■ Charts and diagrams as code:
........

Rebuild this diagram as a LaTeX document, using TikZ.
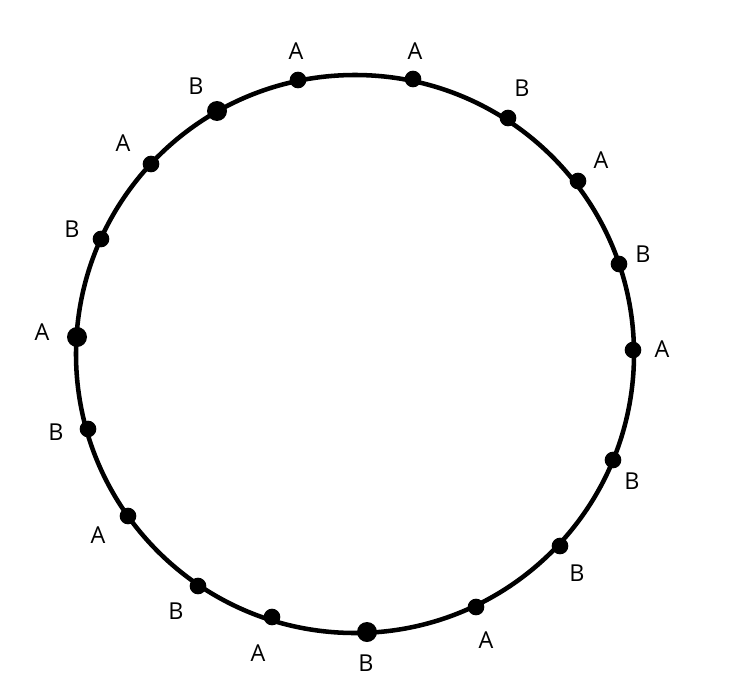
\documentclass[tikz,border=0pt]{standalone}
\usepackage{fontspec}
\setmainfont{Open Sans}
\usepackage{tikz}
\usetikzlibrary{positioning}

\begin{document}
\begin{tikzpicture}[
  x=0.75pt, y=-0.75pt,
  ring/.style={line width=3.4pt},
  dot/.style={circle, fill, inner sep=0pt, minimum size=12.5pt},
  bigdot/.style={dot, minimum size=15pt},
  lab/.style={font=\fontsize{17.5}{20}\selectfont, inner sep=0pt}
]
\useasboundingbox (0,0) rectangle (738,699);

% Ring
\draw[ring] (355,354) circle [radius=279];

% Dots
\node[dot] (d1) at (298,80) {};
\node[dot] (d2) at (413,79) {};
\node[dot] (d3) at (508,118) {};
\node[dot] (d4) at (578,181) {};
\node[dot] (d5) at (619,264) {};
\node[dot] (d6) at (633,350) {};
\node[dot] (d7) at (613,460) {};
\node[dot] (d8) at (560,546) {};
\node[dot] (d9) at (476,607) {};
\node[bigdot] (d10) at (367,632) {};
\node[dot] (d11) at (272,617) {};
\node[dot] (d12) at (198,586) {};
\node[dot] (d13) at (128,516) {};
\node[dot] (d14) at (88,429) {};
\node[bigdot] (d15) at (77,337) {};
\node[dot] (d16) at (101,239) {};
\node[dot] (d17) at (151,164) {};
\node[bigdot] (d18) at (217,111) {};

% Labels
\node[lab] (l1) at (296,51) {A};
\node[lab] (l2) at (415,51) {A};
\node[lab] (l3) at (522,88) {B};
\node[lab] (l4) at (601,160) {A};
\node[lab] (l5) at (643,254) {B};
\node[lab] (l6) at (662,349) {A};
\node[lab] (l7) at (632,481) {B};
\node[lab] (l8) at (577,573) {B};
\node[lab] (l9) at (486,640) {A};
\node[lab] (l10) at (366,663) {B};
\node[lab] (l11) at (258,653) {A};
\node[lab] (l12) at (176,611) {B};
\node[lab] (l13) at (98,535) {A};
\node[lab] (l14) at (56,432) {B};
\node[lab] (l15) at (42,332) {A};
\node[lab] (l16) at (72,229) {B};
\node[lab] (l17) at (123,143) {A};
\node[lab] (l18) at (196,86) {B};
\end{tikzpicture}
\end{document}
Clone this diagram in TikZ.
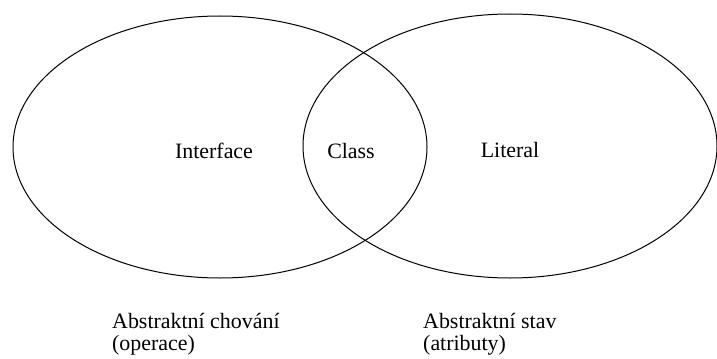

........

■ GOAL OF THE EXERCISE: Retype all of the entries exactly as written, leaving out any images.

■ EXERCISE RESULT:
Rebuild this diagram as a LaTeX document, using TikZ.
\documentclass[tikz,border=0pt]{standalone}
\usepackage{fontspec}
\setmainfont{Open Sans}
\usepackage{tikz}
\usetikzlibrary{positioning}

\begin{document}
\begin{tikzpicture}[
  x=0.75pt, y=-0.75pt,
  ring/.style={line width=3.4pt},
  dot/.style={circle, fill, inner sep=0pt, minimum size=12.5pt},
  bigdot/.style={dot, minimum size=15pt},
  lab/.style={font=\fontsize{17.5}{20}\selectfont, inner sep=0pt}
]
\useasboundingbox (0,0) rectangle (738,699);

% Ring
\draw[ring] (355,354) circle [radius=279];

% Dots
\node[dot] (d1) at (298,80) {};
\node[dot] (d2) at (413,79) {};
\node[dot] (d3) at (508,118) {};
\node[dot] (d4) at (578,181) {};
\node[dot] (d5) at (619,264) {};
\node[dot] (d6) at (633,350) {};
\node[dot] (d7) at (613,460) {};
\node[dot] (d8) at (560,546) {};
\node[dot] (d9) at (476,607) {};
\node[bigdot] (d10) at (367,632) {};
\node[dot] (d11) at (272,617) {};
\node[dot] (d12) at (198,586) {};
\node[dot] (d13) at (128,516) {};
\node[dot] (d14) at (88,429) {};
\node[bigdot] (d15) at (77,337) {};
\node[dot] (d16) at (101,239) {};
\node[dot] (d17) at (151,164) {};
\node[bigdot] (d18) at (217,111) {};

% Labels
\node[lab] (l1) at (296,51) {A};
\node[lab] (l2) at (415,51) {A};
\node[lab] (l3) at (522,88) {B};
\node[lab] (l4) at (601,160) {A};
\node[lab] (l5) at (643,254) {B};
\node[lab] (l6) at (662,349) {A};
\node[lab] (l7) at (632,481) {B};
\node[lab] (l8) at (577,573) {B};
\node[lab] (l9) at (486,640) {A};
\node[lab] (l10) at (366,663) {B};
\node[lab] (l11) at (258,653) {A};
\node[lab] (l12) at (176,611) {B};
\node[lab] (l13) at (98,535) {A};
\node[lab] (l14) at (56,432) {B};
\node[lab] (l15) at (42,332) {A};
\node[lab] (l16) at (72,229) {B};
\node[lab] (l17) at (123,143) {A};
\node[lab] (l18) at (196,86) {B};
\end{tikzpicture}
\end{document}
Clone this diagram in TikZ.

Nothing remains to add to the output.